▸ Data excerpt

════

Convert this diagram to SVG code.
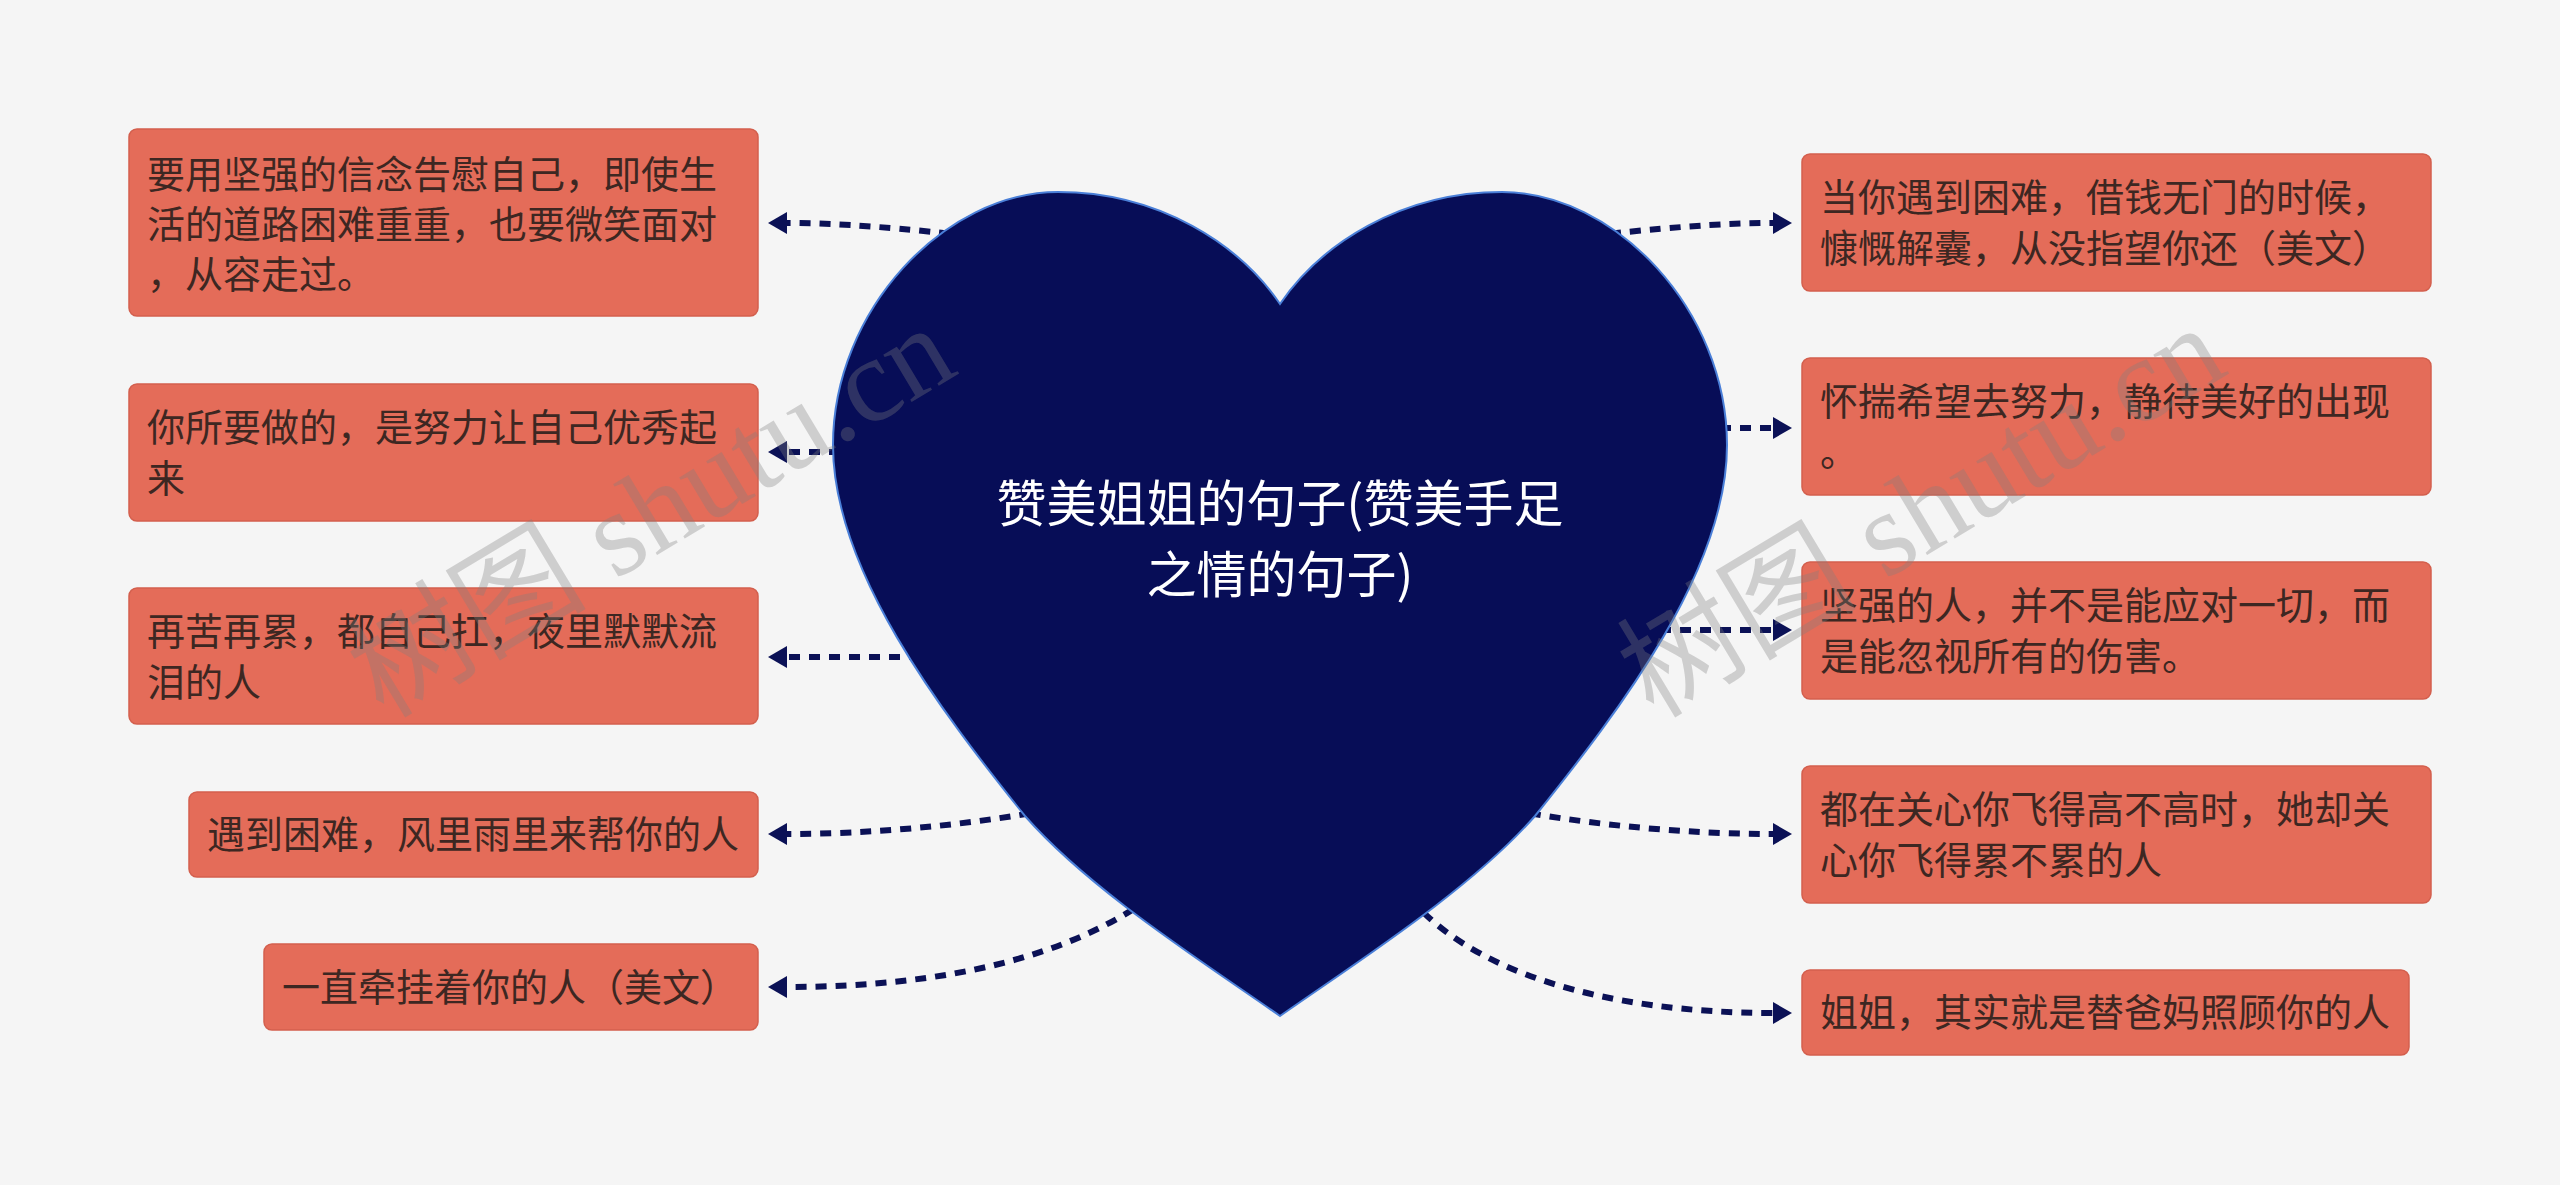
<svg xmlns="http://www.w3.org/2000/svg" width="2560" height="1185" viewBox="0 0 2560 1185">
<defs>
<style>
.box{fill:#E46C59;stroke:#D35F4D;stroke-width:1.5}
.t{font-family:"Noto Sans CJK SC","Noto Sans CJK JP",sans-serif;font-size:38px;fill:#3d2722}
.title{font-family:"Noto Sans CJK SC","Noto Sans CJK JP",sans-serif;font-size:50px;fill:#ffffff;text-anchor:middle}
.con{fill:none;stroke:#0b1156;stroke-width:6;stroke-dasharray:11 9}
.wm{font-family:"Liberation Serif","Noto Sans CJK SC",serif;font-size:120px;fill:#808080;fill-opacity:0.33}
</style>
<marker id="arr" markerUnits="userSpaceOnUse" markerWidth="20" markerHeight="24" viewBox="0 0 20 24" refX="1" refY="12" orient="auto">
<path d="M0,1 L19,12 L0,23 Z" fill="#0b1156"/>
</marker>
</defs>
<rect x="0" y="0" width="2560" height="1185" fill="#f5f5f5"/>
<g id="connectors">
<path class="con" marker-end="url(#arr)" d="M990,238 C900,228 840,223 786,223"/>
<path class="con" marker-end="url(#arr)" d="M880,452 L786,452"/>
<path class="con" marker-end="url(#arr)" d="M940,657 L786,657"/>
<path class="con" marker-end="url(#arr)" d="M1050,810 C960,826 870,834 786,834"/>
<path class="con" marker-end="url(#arr)" d="M1150,898 C1070,955 950,987 786,987"/>
<path class="con" marker-end="url(#arr)" d="M1570,238 C1660,228 1720,223 1774,223"/>
<path class="con" marker-end="url(#arr)" d="M1680,428 L1774,428"/>
<path class="con" marker-end="url(#arr)" d="M1620,630 L1774,630"/>
<path class="con" marker-end="url(#arr)" d="M1510,810 C1600,826 1690,834 1774,834"/>
<path class="con" marker-end="url(#arr)" d="M1410,898 C1470,970 1600,1013 1774,1013"/>
</g>
<g id="node-l1">
<rect class="box" x="129" y="129" width="629" height="187" rx="8"/>
<text class="t" x="147" y="188">要用坚强的信念告慰自己，即使生</text>
<text class="t" x="147" y="238">活的道路困难重重，也要微笑面对</text>
<text class="t" x="147" y="288">，从容走过。</text>
</g>
<g id="node-l2">
<rect class="box" x="129" y="384" width="629" height="137" rx="8"/>
<text class="t" x="147" y="441">你所要做的，是努力让自己优秀起</text>
<text class="t" x="147" y="492">来</text>
</g>
<g id="node-l3">
<rect class="box" x="129" y="588" width="629" height="136" rx="8"/>
<text class="t" x="147" y="645">再苦再累，都自己扛，夜里默默流</text>
<text class="t" x="147" y="696">泪的人</text>
</g>
<g id="node-l4">
<rect class="box" x="189" y="792" width="569" height="85" rx="8"/>
<text class="t" x="207" y="848">遇到困难，风里雨里来帮你的人</text>
</g>
<g id="node-l5">
<rect class="box" x="264" y="944" width="494" height="86" rx="8"/>
<text class="t" x="282" y="1001">一直牵挂着你的人（美文）</text>
</g>
<g id="node-r1">
<rect class="box" x="1802" y="154" width="629" height="137" rx="8"/>
<text class="t" x="1820" y="211">当你遇到困难，借钱无门的时候，</text>
<text class="t" x="1820" y="262">慷慨解囊，从没指望你还（美文）</text>
</g>
<g id="node-r2">
<rect class="box" x="1802" y="358" width="629" height="137" rx="8"/>
<text class="t" x="1820" y="415">怀揣希望去努力，静待美好的出现</text>
<text class="t" x="1820" y="466">。</text>
</g>
<g id="node-r3">
<rect class="box" x="1802" y="562" width="629" height="137" rx="8"/>
<text class="t" x="1820" y="619">坚强的人，并不是能应对一切，而</text>
<text class="t" x="1820" y="670">是能忽视所有的伤害。</text>
</g>
<g id="node-r4">
<rect class="box" x="1802" y="766" width="629" height="137" rx="8"/>
<text class="t" x="1820" y="823">都在关心你飞得高不高时，她却关</text>
<text class="t" x="1820" y="874">心你飞得累不累的人</text>
</g>
<g id="node-r5">
<rect class="box" x="1802" y="970" width="607" height="85" rx="8"/>
<text class="t" x="1820" y="1026">姐姐，其实就是替爸妈照顾你的人</text>
</g>
<g id="node-center">
<path d="M1280,304 C1240,245 1160,192 1058,192 C945,192 833,310 833,445 C833,570 940,710 1025,816 C1090,890 1200,960 1280,1016 C1360,960 1470,890 1535,816 C1620,710 1727,570 1727,445 C1727,310 1615,192 1502,192 C1400,192 1320,245 1280,304 Z" fill="#070d57" stroke="#4a7fd8" stroke-width="2"/>
<text class="title" x="1280" y="522">赞美姐姐的句子(赞美手足</text>
<text class="title" x="1280" y="593">之情的句子)</text>
</g>
<g id="watermark">
<text class="wm" transform="translate(672,546) rotate(-31)" text-anchor="middle">树图 shutu.cn</text>
<text class="wm" transform="translate(1942,546) rotate(-31)" text-anchor="middle">树图 shutu.cn</text>
</g>
</svg>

════

Reproduce the whole listing word for word, setting aside any pictures.

Convert this diagram to SVG code.
<svg xmlns="http://www.w3.org/2000/svg" width="2560" height="1185" viewBox="0 0 2560 1185">
<defs>
<style>
.box{fill:#E46C59;stroke:#D35F4D;stroke-width:1.5}
.t{font-family:"Noto Sans CJK SC","Noto Sans CJK JP",sans-serif;font-size:38px;fill:#3d2722}
.title{font-family:"Noto Sans CJK SC","Noto Sans CJK JP",sans-serif;font-size:50px;fill:#ffffff;text-anchor:middle}
.con{fill:none;stroke:#0b1156;stroke-width:6;stroke-dasharray:11 9}
.wm{font-family:"Liberation Serif","Noto Sans CJK SC",serif;font-size:120px;fill:#808080;fill-opacity:0.33}
</style>
<marker id="arr" markerUnits="userSpaceOnUse" markerWidth="20" markerHeight="24" viewBox="0 0 20 24" refX="1" refY="12" orient="auto">
<path d="M0,1 L19,12 L0,23 Z" fill="#0b1156"/>
</marker>
</defs>
<rect x="0" y="0" width="2560" height="1185" fill="#f5f5f5"/>
<g id="connectors">
<path class="con" marker-end="url(#arr)" d="M990,238 C900,228 840,223 786,223"/>
<path class="con" marker-end="url(#arr)" d="M880,452 L786,452"/>
<path class="con" marker-end="url(#arr)" d="M940,657 L786,657"/>
<path class="con" marker-end="url(#arr)" d="M1050,810 C960,826 870,834 786,834"/>
<path class="con" marker-end="url(#arr)" d="M1150,898 C1070,955 950,987 786,987"/>
<path class="con" marker-end="url(#arr)" d="M1570,238 C1660,228 1720,223 1774,223"/>
<path class="con" marker-end="url(#arr)" d="M1680,428 L1774,428"/>
<path class="con" marker-end="url(#arr)" d="M1620,630 L1774,630"/>
<path class="con" marker-end="url(#arr)" d="M1510,810 C1600,826 1690,834 1774,834"/>
<path class="con" marker-end="url(#arr)" d="M1410,898 C1470,970 1600,1013 1774,1013"/>
</g>
<g id="node-l1">
<rect class="box" x="129" y="129" width="629" height="187" rx="8"/>
<text class="t" x="147" y="188">要用坚强的信念告慰自己，即使生</text>
<text class="t" x="147" y="238">活的道路困难重重，也要微笑面对</text>
<text class="t" x="147" y="288">，从容走过。</text>
</g>
<g id="node-l2">
<rect class="box" x="129" y="384" width="629" height="137" rx="8"/>
<text class="t" x="147" y="441">你所要做的，是努力让自己优秀起</text>
<text class="t" x="147" y="492">来</text>
</g>
<g id="node-l3">
<rect class="box" x="129" y="588" width="629" height="136" rx="8"/>
<text class="t" x="147" y="645">再苦再累，都自己扛，夜里默默流</text>
<text class="t" x="147" y="696">泪的人</text>
</g>
<g id="node-l4">
<rect class="box" x="189" y="792" width="569" height="85" rx="8"/>
<text class="t" x="207" y="848">遇到困难，风里雨里来帮你的人</text>
</g>
<g id="node-l5">
<rect class="box" x="264" y="944" width="494" height="86" rx="8"/>
<text class="t" x="282" y="1001">一直牵挂着你的人（美文）</text>
</g>
<g id="node-r1">
<rect class="box" x="1802" y="154" width="629" height="137" rx="8"/>
<text class="t" x="1820" y="211">当你遇到困难，借钱无门的时候，</text>
<text class="t" x="1820" y="262">慷慨解囊，从没指望你还（美文）</text>
</g>
<g id="node-r2">
<rect class="box" x="1802" y="358" width="629" height="137" rx="8"/>
<text class="t" x="1820" y="415">怀揣希望去努力，静待美好的出现</text>
<text class="t" x="1820" y="466">。</text>
</g>
<g id="node-r3">
<rect class="box" x="1802" y="562" width="629" height="137" rx="8"/>
<text class="t" x="1820" y="619">坚强的人，并不是能应对一切，而</text>
<text class="t" x="1820" y="670">是能忽视所有的伤害。</text>
</g>
<g id="node-r4">
<rect class="box" x="1802" y="766" width="629" height="137" rx="8"/>
<text class="t" x="1820" y="823">都在关心你飞得高不高时，她却关</text>
<text class="t" x="1820" y="874">心你飞得累不累的人</text>
</g>
<g id="node-r5">
<rect class="box" x="1802" y="970" width="607" height="85" rx="8"/>
<text class="t" x="1820" y="1026">姐姐，其实就是替爸妈照顾你的人</text>
</g>
<g id="node-center">
<path d="M1280,304 C1240,245 1160,192 1058,192 C945,192 833,310 833,445 C833,570 940,710 1025,816 C1090,890 1200,960 1280,1016 C1360,960 1470,890 1535,816 C1620,710 1727,570 1727,445 C1727,310 1615,192 1502,192 C1400,192 1320,245 1280,304 Z" fill="#070d57" stroke="#4a7fd8" stroke-width="2"/>
<text class="title" x="1280" y="522">赞美姐姐的句子(赞美手足</text>
<text class="title" x="1280" y="593">之情的句子)</text>
</g>
<g id="watermark">
<text class="wm" transform="translate(672,546) rotate(-31)" text-anchor="middle">树图 shutu.cn</text>
<text class="wm" transform="translate(1942,546) rotate(-31)" text-anchor="middle">树图 shutu.cn</text>
</g>
</svg>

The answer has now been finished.